_YOUR TASK_
Quote the records that follow in full, leaving the pictures out.

-*-

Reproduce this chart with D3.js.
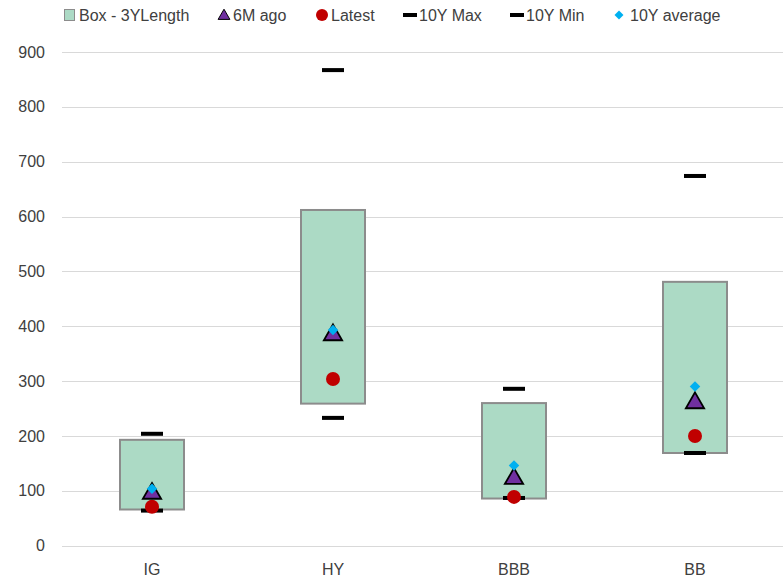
<!DOCTYPE html>
<html>
<head>
<meta charset="utf-8">
<script src="https://cdn.jsdelivr.net/npm/d3@7/dist/d3.min.js"></script>
<style>
  html, body { margin: 0; padding: 0; background: #fff; }
  svg { display: block; font-family: "Liberation Sans", Arial, sans-serif; }
</style>
</head>
<body>
<svg id="chart" width="783" height="580"></svg>
<script>
// Credit spread ranges by rating bucket (bp)
const categories = ["IG", "HY", "BBB", "BB"];
const boxLow    = [66, 259, 86, 169];
const boxHigh   = [193, 612, 260, 481];
const max10Y    = [204, 867, 286, 674];
const min10Y    = [64, 233, 87, 169];
const ago6M     = [97, 386, 124, 262];
const latest    = [71, 304, 89, 200];
const avg10Y    = [104, 393, 146, 290];
const yTicks    = [0, 100, 200, 300, 400, 500, 600, 700, 800, 900];

const colors = {
  box: "#acdac5", boxStroke: "#8c8c8c",
  tri: "#7030a0", dot: "#c00000", diamond: "#00b0f0", dash: "#000000",
  grid: "#d9d9d9", text: "#404040"
};

const svg = d3.select("#chart");
const x = d3.scaleBand().domain(categories).range([61.5, 785.5]);
const y = d3.scaleLinear().domain([0, 900]).range([545.7, 52]);

// gridlines
svg.append("g").selectAll("line").data(yTicks).join("line")
  .attr("x1", 62).attr("x2", 783)
  .attr("y1", d => Math.round(y(d)) + 0.5).attr("y2", d => Math.round(y(d)) + 0.5)
  .attr("stroke", colors.grid).attr("stroke-width", 1);

// y axis labels
const yAxis = svg.append("g").attr("transform", "translate(45,0)")
  .call(d3.axisLeft(y).tickValues(yTicks).tickSize(0).tickPadding(0));
yAxis.select(".domain").remove();
yAxis.selectAll("text").attr("fill", colors.text)
  .style("font-size", "16px").style("font-family", "Liberation Sans, Arial, sans-serif");

// x axis labels
const xAxis = svg.append("g").attr("transform", "translate(0,564)")
  .call(d3.axisBottom(x).tickSize(0).tickPadding(0));
xAxis.select(".domain").remove();
xAxis.selectAll("text").attr("fill", colors.text)
  .style("font-size", "16px").style("font-family", "Liberation Sans, Arial, sans-serif");

const cx = d => x(d) + x.bandwidth() / 2;
const boxW = 64;
const idx = categories.map((c, i) => i);

// 3Y range boxes
svg.append("g").selectAll("rect").data(idx).join("rect")
  .attr("x", i => cx(categories[i]) - boxW / 2)
  .attr("y", i => y(boxHigh[i]))
  .attr("width", boxW)
  .attr("height", i => y(boxLow[i]) - y(boxHigh[i]))
  .attr("fill", colors.box).attr("stroke", colors.boxStroke).attr("stroke-width", 2);

// 10Y max / min dashes
const dashW = 22, dashH = 4;
function dashes(vals) {
  svg.append("g").selectAll("rect").data(idx).join("rect")
    .attr("x", i => cx(categories[i]) - dashW / 2)
    .attr("y", i => y(vals[i]) - dashH / 2)
    .attr("width", dashW).attr("height", dashH)
    .attr("fill", colors.dash);
}
dashes(max10Y);
dashes(min10Y);

// latest
svg.append("g").selectAll("circle").data(idx).join("circle")
  .attr("cx", i => cx(categories[i])).attr("cy", i => y(latest[i]))
  .attr("r", 7).attr("fill", colors.dot);

// 6M ago
const tri = d3.symbol().type(d3.symbolTriangle).size(145);
svg.append("g").selectAll("path").data(idx).join("path")
  .attr("d", tri)
  .attr("transform", i => `translate(${cx(categories[i])},${y(ago6M[i]) + 1})`)
  .attr("fill", colors.tri).attr("stroke", "#000").attr("stroke-width", 1.8)
  .attr("stroke-linejoin", "miter");

// 10Y average
const dia = d3.symbol().type(d3.symbolSquare).size(55);
svg.append("g").selectAll("path").data(idx).join("path")
  .attr("d", dia)
  .attr("transform", i => `translate(${cx(categories[i])},${y(avg10Y[i])}) rotate(45)`)
  .attr("fill", colors.diamond);

// legend
const legend = [
  { label: "Box - 3YLength", kind: "box", x: 64 },
  { label: "6M ago", kind: "tri", x: 219 },
  { label: "Latest", kind: "dot", x: 316 },
  { label: "10Y Max", kind: "dash", x: 403 },
  { label: "10Y Min", kind: "dash", x: 510 },
  { label: "10Y average", kind: "dia", x: 614 }
];
const lg = svg.append("g").attr("transform", "translate(0,15)");
legend.forEach(d => {
  const g = lg.append("g").attr("transform", `translate(${d.x},0)`);
  let tx = 0;
  if (d.kind === "box") {
    g.append("rect").attr("x", 0.5).attr("y", -5.5).attr("width", 10).attr("height", 11)
      .attr("fill", colors.box).attr("stroke", colors.boxStroke).attr("stroke-width", 1);
    tx = 15;
  } else if (d.kind === "tri") {
    g.append("path").attr("d", d3.symbol().type(d3.symbolTriangle).size(60))
      .attr("transform", "translate(5,1)").attr("fill", colors.tri).attr("stroke", "#000").attr("stroke-width", 1);
    tx = 14;
  } else if (d.kind === "dot") {
    g.append("circle").attr("cx", 6).attr("cy", 0).attr("r", 6).attr("fill", colors.dot);
    tx = 15;
  } else if (d.kind === "dash") {
    g.append("rect").attr("x", 0).attr("y", -2).attr("width", 14).attr("height", 4).attr("fill", colors.dash);
    tx = 16;
  } else if (d.kind === "dia") {
    g.append("path").attr("d", d3.symbol().type(d3.symbolSquare).size(40))
      .attr("transform", "translate(5,0) rotate(45)").attr("fill", colors.diamond);
    tx = 16;
  }
  g.append("text").attr("x", tx).attr("y", 0).attr("dy", "0.35em")
    .attr("fill", colors.text).style("font-size", "16px").text(d.label);
});
</script>
</body>
</html>
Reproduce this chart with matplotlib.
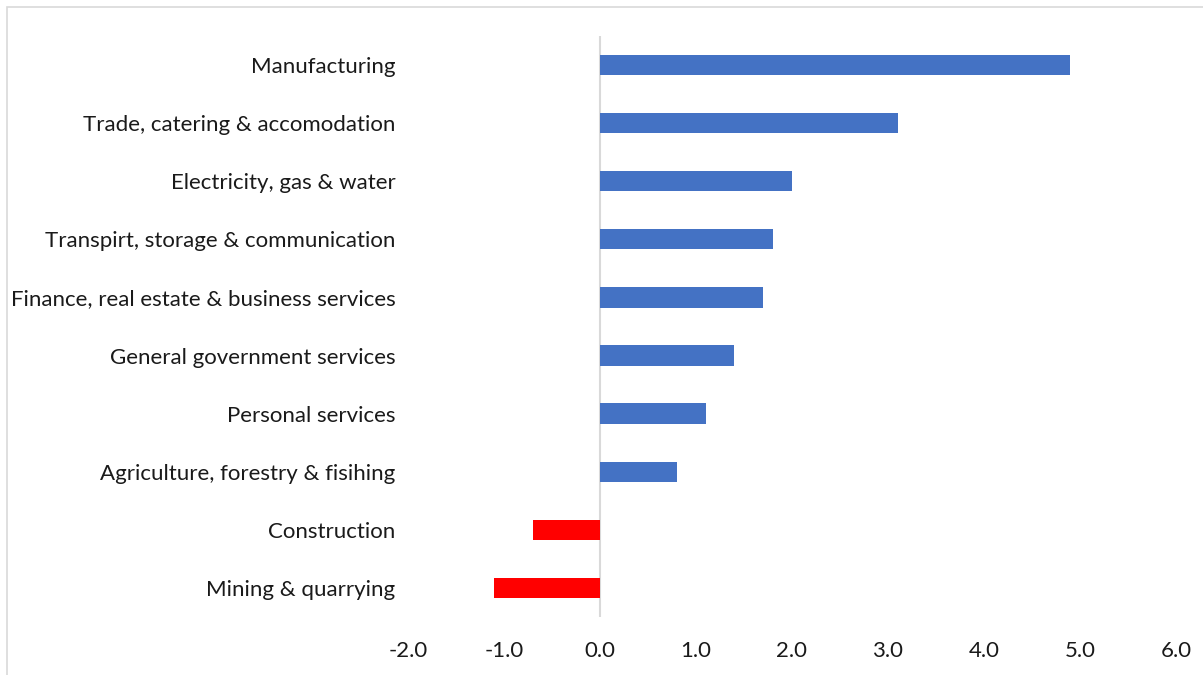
import matplotlib.pyplot as plt
from matplotlib.patches import Rectangle

# Sector growth contributions
sectors = [
    "Manufacturing",
    "Trade, catering & accomodation",
    "Electricity, gas & water",
    "Transpirt, storage & communication",
    "Finance, real estate & business services",
    "General government services",
    "Personal services",
    "Agriculture, forestry & fisihing",
    "Construction",
    "Mining & quarrying",
]
values = [4.9, 3.1, 2.0, 1.8, 1.7, 1.4, 1.1, 0.8, -0.7, -1.1]
xticks = [-2.0, -1.0, 0.0, 1.0, 2.0, 3.0, 4.0, 5.0, 6.0]

plt.rcParams["font.family"] = ["Lato", "DejaVu Sans"]

fig = plt.figure(figsize=(12.03, 6.75), dpi=100)
ax = fig.add_axes([0.339, 0.086, 0.6386, 0.8607])

colors = ["#4472c4" if v >= 0 else "#ff0000" for v in values]
ypos = list(range(len(sectors)))
ax.barh(ypos, values, height=0.35, color=colors, zorder=2)
ax.set_ylim(len(sectors) - 0.5, -0.5)
ax.set_xlim(-2, 6)

ax.axvline(0, color="#d9d9d9", lw=1.5, zorder=1)

for s in ax.spines.values():
    s.set_visible(False)

ax.set_yticks(ypos)
ax.set_yticklabels(sectors, fontsize=16, color="#1a1a1a")
ax.set_xticks(xticks)
ax.set_xticklabels([f"{t:.1f}" for t in xticks], fontsize=16, color="#1a1a1a")
ax.tick_params(axis="y", length=0, pad=9)
ax.tick_params(axis="x", length=0, pad=17)

# chart frame
fig.patches.append(Rectangle((7 / 1203, -0.1), 1.2, 1 - 7 / 675 + 0.1,
                             transform=fig.transFigure, fill=False,
                             edgecolor="#d9d9d9", lw=1.2))

fig.savefig("out.png", dpi=100)
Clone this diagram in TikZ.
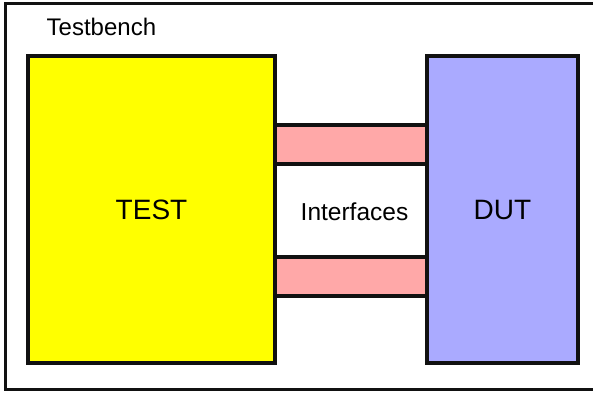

-*-

_FINAL RESULT_
Reproduce this chart with D3.js.
<!DOCTYPE html>
<html>
<head>
<meta charset="utf-8">
<script src="https://cdn.jsdelivr.net/npm/d3@7/dist/d3.min.js"></script>
<style>
  html, body { margin: 0; padding: 0; background: #fff; }
  svg { display: block; font-family: "Liberation Sans", Arial, sans-serif; }
</style>
</head>
<body>
<svg id="chart" width="783" height="580"></svg>
<script>
// Credit spread ranges by rating bucket (bp)
const categories = ["IG", "HY", "BBB", "BB"];
const boxLow    = [66, 259, 86, 169];
const boxHigh   = [193, 612, 260, 481];
const max10Y    = [204, 867, 286, 674];
const min10Y    = [64, 233, 87, 169];
const ago6M     = [97, 386, 124, 262];
const latest    = [71, 304, 89, 200];
const avg10Y    = [104, 393, 146, 290];
const yTicks    = [0, 100, 200, 300, 400, 500, 600, 700, 800, 900];

const colors = {
  box: "#acdac5", boxStroke: "#8c8c8c",
  tri: "#7030a0", dot: "#c00000", diamond: "#00b0f0", dash: "#000000",
  grid: "#d9d9d9", text: "#404040"
};

const svg = d3.select("#chart");
const x = d3.scaleBand().domain(categories).range([61.5, 785.5]);
const y = d3.scaleLinear().domain([0, 900]).range([545.7, 52]);

// gridlines
svg.append("g").selectAll("line").data(yTicks).join("line")
  .attr("x1", 62).attr("x2", 783)
  .attr("y1", d => Math.round(y(d)) + 0.5).attr("y2", d => Math.round(y(d)) + 0.5)
  .attr("stroke", colors.grid).attr("stroke-width", 1);

// y axis labels
const yAxis = svg.append("g").attr("transform", "translate(45,0)")
  .call(d3.axisLeft(y).tickValues(yTicks).tickSize(0).tickPadding(0));
yAxis.select(".domain").remove();
yAxis.selectAll("text").attr("fill", colors.text)
  .style("font-size", "16px").style("font-family", "Liberation Sans, Arial, sans-serif");

// x axis labels
const xAxis = svg.append("g").attr("transform", "translate(0,564)")
  .call(d3.axisBottom(x).tickSize(0).tickPadding(0));
xAxis.select(".domain").remove();
xAxis.selectAll("text").attr("fill", colors.text)
  .style("font-size", "16px").style("font-family", "Liberation Sans, Arial, sans-serif");

const cx = d => x(d) + x.bandwidth() / 2;
const boxW = 64;
const idx = categories.map((c, i) => i);

// 3Y range boxes
svg.append("g").selectAll("rect").data(idx).join("rect")
  .attr("x", i => cx(categories[i]) - boxW / 2)
  .attr("y", i => y(boxHigh[i]))
  .attr("width", boxW)
  .attr("height", i => y(boxLow[i]) - y(boxHigh[i]))
  .attr("fill", colors.box).attr("stroke", colors.boxStroke).attr("stroke-width", 2);

// 10Y max / min dashes
const dashW = 22, dashH = 4;
function dashes(vals) {
  svg.append("g").selectAll("rect").data(idx).join("rect")
    .attr("x", i => cx(categories[i]) - dashW / 2)
    .attr("y", i => y(vals[i]) - dashH / 2)
    .attr("width", dashW).attr("height", dashH)
    .attr("fill", colors.dash);
}
dashes(max10Y);
dashes(min10Y);

// latest
svg.append("g").selectAll("circle").data(idx).join("circle")
  .attr("cx", i => cx(categories[i])).attr("cy", i => y(latest[i]))
  .attr("r", 7).attr("fill", colors.dot);

// 6M ago
const tri = d3.symbol().type(d3.symbolTriangle).size(145);
svg.append("g").selectAll("path").data(idx).join("path")
  .attr("d", tri)
  .attr("transform", i => `translate(${cx(categories[i])},${y(ago6M[i]) + 1})`)
  .attr("fill", colors.tri).attr("stroke", "#000").attr("stroke-width", 1.8)
  .attr("stroke-linejoin", "miter");

// 10Y average
const dia = d3.symbol().type(d3.symbolSquare).size(55);
svg.append("g").selectAll("path").data(idx).join("path")
  .attr("d", dia)
  .attr("transform", i => `translate(${cx(categories[i])},${y(avg10Y[i])}) rotate(45)`)
  .attr("fill", colors.diamond);

// legend
const legend = [
  { label: "Box - 3YLength", kind: "box", x: 64 },
  { label: "6M ago", kind: "tri", x: 219 },
  { label: "Latest", kind: "dot", x: 316 },
  { label: "10Y Max", kind: "dash", x: 403 },
  { label: "10Y Min", kind: "dash", x: 510 },
  { label: "10Y average", kind: "dia", x: 614 }
];
const lg = svg.append("g").attr("transform", "translate(0,15)");
legend.forEach(d => {
  const g = lg.append("g").attr("transform", `translate(${d.x},0)`);
  let tx = 0;
  if (d.kind === "box") {
    g.append("rect").attr("x", 0.5).attr("y", -5.5).attr("width", 10).attr("height", 11)
      .attr("fill", colors.box).attr("stroke", colors.boxStroke).attr("stroke-width", 1);
    tx = 15;
  } else if (d.kind === "tri") {
    g.append("path").attr("d", d3.symbol().type(d3.symbolTriangle).size(60))
      .attr("transform", "translate(5,1)").attr("fill", colors.tri).attr("stroke", "#000").attr("stroke-width", 1);
    tx = 14;
  } else if (d.kind === "dot") {
    g.append("circle").attr("cx", 6).attr("cy", 0).attr("r", 6).attr("fill", colors.dot);
    tx = 15;
  } else if (d.kind === "dash") {
    g.append("rect").attr("x", 0).attr("y", -2).attr("width", 14).attr("height", 4).attr("fill", colors.dash);
    tx = 16;
  } else if (d.kind === "dia") {
    g.append("path").attr("d", d3.symbol().type(d3.symbolSquare).size(40))
      .attr("transform", "translate(5,0) rotate(45)").attr("fill", colors.diamond);
    tx = 16;
  }
  g.append("text").attr("x", tx).attr("y", 0).attr("dy", "0.35em")
    .attr("fill", colors.text).style("font-size", "16px").text(d.label);
});
</script>
</body>
</html>
Reproduce this chart with matplotlib.
import matplotlib.pyplot as plt
from matplotlib.patches import Rectangle

# Sector growth contributions
sectors = [
    "Manufacturing",
    "Trade, catering & accomodation",
    "Electricity, gas & water",
    "Transpirt, storage & communication",
    "Finance, real estate & business services",
    "General government services",
    "Personal services",
    "Agriculture, forestry & fisihing",
    "Construction",
    "Mining & quarrying",
]
values = [4.9, 3.1, 2.0, 1.8, 1.7, 1.4, 1.1, 0.8, -0.7, -1.1]
xticks = [-2.0, -1.0, 0.0, 1.0, 2.0, 3.0, 4.0, 5.0, 6.0]

plt.rcParams["font.family"] = ["Lato", "DejaVu Sans"]

fig = plt.figure(figsize=(12.03, 6.75), dpi=100)
ax = fig.add_axes([0.339, 0.086, 0.6386, 0.8607])

colors = ["#4472c4" if v >= 0 else "#ff0000" for v in values]
ypos = list(range(len(sectors)))
ax.barh(ypos, values, height=0.35, color=colors, zorder=2)
ax.set_ylim(len(sectors) - 0.5, -0.5)
ax.set_xlim(-2, 6)

ax.axvline(0, color="#d9d9d9", lw=1.5, zorder=1)

for s in ax.spines.values():
    s.set_visible(False)

ax.set_yticks(ypos)
ax.set_yticklabels(sectors, fontsize=16, color="#1a1a1a")
ax.set_xticks(xticks)
ax.set_xticklabels([f"{t:.1f}" for t in xticks], fontsize=16, color="#1a1a1a")
ax.tick_params(axis="y", length=0, pad=9)
ax.tick_params(axis="x", length=0, pad=17)

# chart frame
fig.patches.append(Rectangle((7 / 1203, -0.1), 1.2, 1 - 7 / 675 + 0.1,
                             transform=fig.transFigure, fill=False,
                             edgecolor="#d9d9d9", lw=1.2))

fig.savefig("out.png", dpi=100)
Clone this diagram in TikZ.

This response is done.